Less excusable is the movie’s actual premise. To say nothing of the discomfiture of having three men over the age of 30 (Winkler among them) write a story about teenage female sexuality, “Flower” bills its attitude on sex as somehow edgy or brave—which it could have been, if not for the sloppy, perverse sexual politics strung up along the way. Supposedly, “Flower” celebrates the independence of young women and their right to control their own bodies, but it also buys into the conspiratorial narrative that teenage girls who have sex with older men are using those men, and not the other way around. If Max Winkler has ever read “Lolita,” he probably thought Lolita was the villain.

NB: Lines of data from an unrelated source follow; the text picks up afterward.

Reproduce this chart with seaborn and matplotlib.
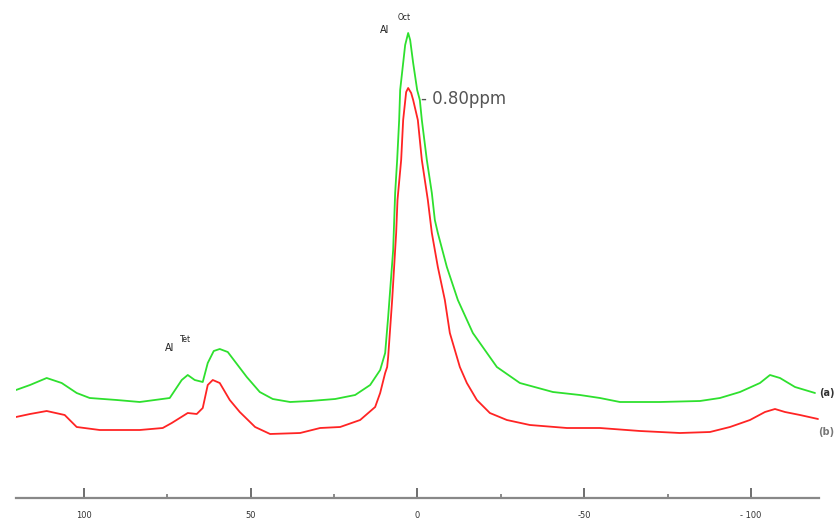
import matplotlib
matplotlib.use("Agg")
import matplotlib.pyplot as plt
import seaborn as sns
import pandas as pd

# chemical shift (ppm) and intensity (arbitrary units)
ppm_a = [120.4, 116.2, 111.2, 106.7, 102.2, 98.3, 90.2, 83.3, 74.3, 70.7, 68.9, 66.8,
         64.4, 62.9, 61.1, 59.3, 56.9, 51.2, 47.3, 43.4, 38.2, 32.2, 24.7, 18.7, 14.2,
         11.2, 9.7, 8.8, 7.3, 6.7, 6.1, 5.5, 5.2, 4.3, 3.7, 2.8, 2.2, 1.3, 0.1, -0.7,
         -1.3, -2.8, -4.3, -5.2, -6.1, -8.8, -12.1, -16.6, -23.8, -30.7, -40.6, -48.7,
         -54.7, -60.7, -72.7, -84.7, -90.7, -96.7, -102.7, -105.7, -108.7, -113.2, -119.2]
int_a = [108, 113, 120, 115, 105, 100, 98, 96, 100, 118, 123, 118,
         116, 135, 147, 149, 146, 121, 106, 99, 96, 97, 99, 103, 113,
         128, 145, 181, 248, 305, 338, 378, 408, 435, 453, 465, 458, 435, 408, 398,
         378, 338, 305, 278, 265, 231, 198, 165, 131, 115, 106, 103,
         100, 96, 96, 97, 100, 106, 115, 123, 120, 111, 105]

ppm_b = [120.4, 116.2, 111.2, 105.8, 102.2, 95.3, 83.3, 76.4, 73.7, 68.9, 66.2, 64.4,
         62.9, 61.4, 59.3, 56.3, 53.3, 48.7, 44.2, 35.2, 29.2, 23.2, 17.2, 12.7, 11.2,
         9.7, 9.1, 8.8, 7.6, 6.4, 6.0, 4.9, 4.3, 3.4, 2.8, 1.9, 1.3, -0.1, -1.3, -3.1,
         -4.3, -6.1, -8.2, -9.7, -12.7, -14.8, -17.8, -21.7, -26.8, -33.7, -44.8, -54.7,
         -66.7, -78.7, -87.7, -93.7, -99.7, -104.2, -107.2, -110.2, -114.7, -120.1]
int_b = [81, 84, 87, 83, 71, 68, 68, 70, 75, 85, 84, 90,
         113, 118, 115, 98, 86, 71, 64, 65, 70, 71, 78, 91, 105,
         125, 131, 141, 198, 265, 298, 338, 378, 406, 410, 405, 398, 378, 338, 298,
         265, 231, 198, 165, 131, 115, 98, 85, 78, 73, 70, 70,
         67, 65, 66, 71, 78, 86, 89, 86, 83, 79]

tick_values = [100, 50, 0, -50, -100]
tick_labels = ["100", "50", "0", "-50", "- 100"]
minor_values = [75, 25, -25, -75]

df = pd.concat([
    pd.DataFrame({"ppm": ppm_a, "intensity": int_a, "sample": "(a)"}),
    pd.DataFrame({"ppm": ppm_b, "intensity": int_b, "sample": "(b)"}),
])

sns.set_style("white")
fig = plt.figure(figsize=(8.36, 5.18), dpi=100)
ax = fig.add_axes([16 / 836, 20 / 518, 803 / 836, 498 / 518])

sns.lineplot(data=df, x="ppm", y="intensity", hue="sample",
             palette={"(a)": "#2ee02e", "(b)": "#ff2424"},
             estimator=None, sort=False, linewidth=1.3, legend=False, ax=ax)

ax.set_xlim(120.4, -120.4)
ax.set_ylim(0, 498)
ax.set_xlabel("")
ax.set_ylabel("")
ax.set_yticks([])
for s in ["left", "right", "top"]:
    ax.spines[s].set_visible(False)
ax.spines["bottom"].set_color("#888888")
ax.spines["bottom"].set_linewidth(1.6)

ax.set_xticks(tick_values)
ax.set_xticklabels(tick_labels, fontsize=6, color="#333333")
ax.set_xticks(minor_values, minor=True)
ax.tick_params(axis="x", which="major", direction="in", length=7, width=1.2,
               color="#555555", pad=9, bottom=True)
ax.tick_params(axis="x", which="minor", direction="in", length=3, width=1.2,
               color="#777777", bottom=True)

# annotations
ax.text(9.8, 468, "Al", fontsize=7, color="#222222", ha="center", va="center")
ax.text(4.0, 481, "Oct", fontsize=5.5, color="#222222", ha="center", va="center")
ax.text(74.3, 150, "Al", fontsize=7, color="#222222", ha="center", va="center")
ax.text(69.5, 158, "Tet", fontsize=5.5, color="#222222", ha="center", va="center")
ax.text(-1.0, 399, "- 0.80ppm", fontsize=12, color="#555555", ha="left", va="center")
fig.text(0.998, (518 - 393) / 518, "(a)", fontsize=7, fontweight="bold",
         color="#333333", ha="right", va="center")
fig.text(0.998, (518 - 432) / 518, "(b)", fontsize=7, fontweight="bold",
         color="#777777", ha="right", va="center")

fig.savefig("out.png", dpi=100)
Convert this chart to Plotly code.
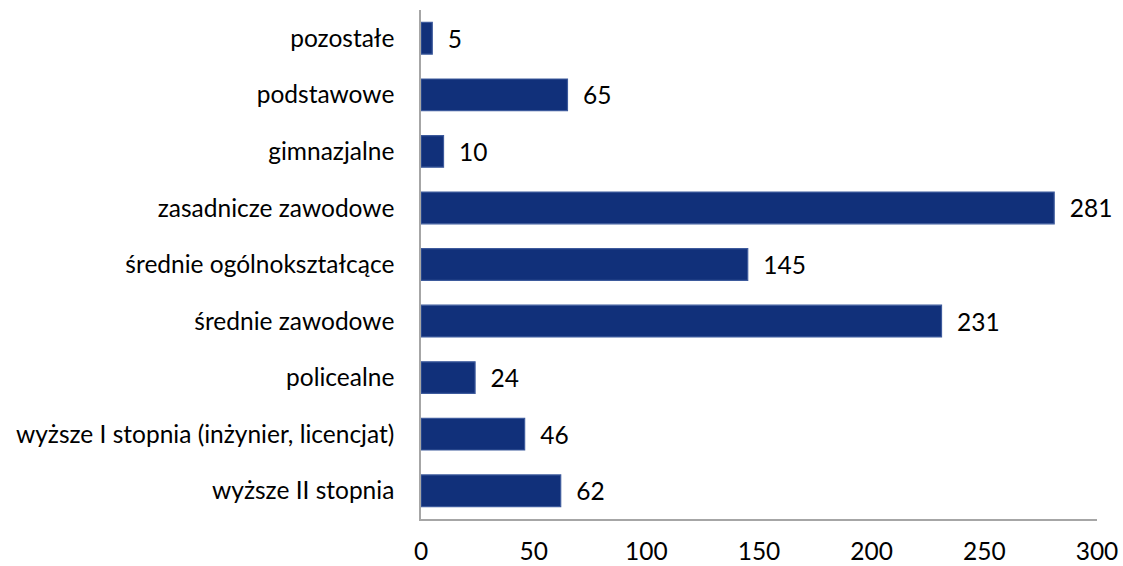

Worse still, “Flower” tries to broach the subject of victim shaming; while characters say that they believe the claims made by victims—surely an important and meaningful thing to assert—it’s couched throughout the movie by lingering skepticism, skepticism that is later validated. Winkler would have us believe he’s showing solidarity with the #MeToo and #TimesUp movements, but he comes across as nothing more than an opportunist trying to cash in on a trend. “Flower” is the movie equivalent of men who call themselves feminists but talk over their female co-workers and mansplain politics to them and occasionally throw around the word “slut.” It’s duplicitous pseudo-feminism, a sex-positive manifesto that still makes room for casual homophobia, body shaming, and callous indifference toward the humanity of others. Like its protagonist, “Flower” has a lot of growing up to do, but it doesn’t care enough to actually do it.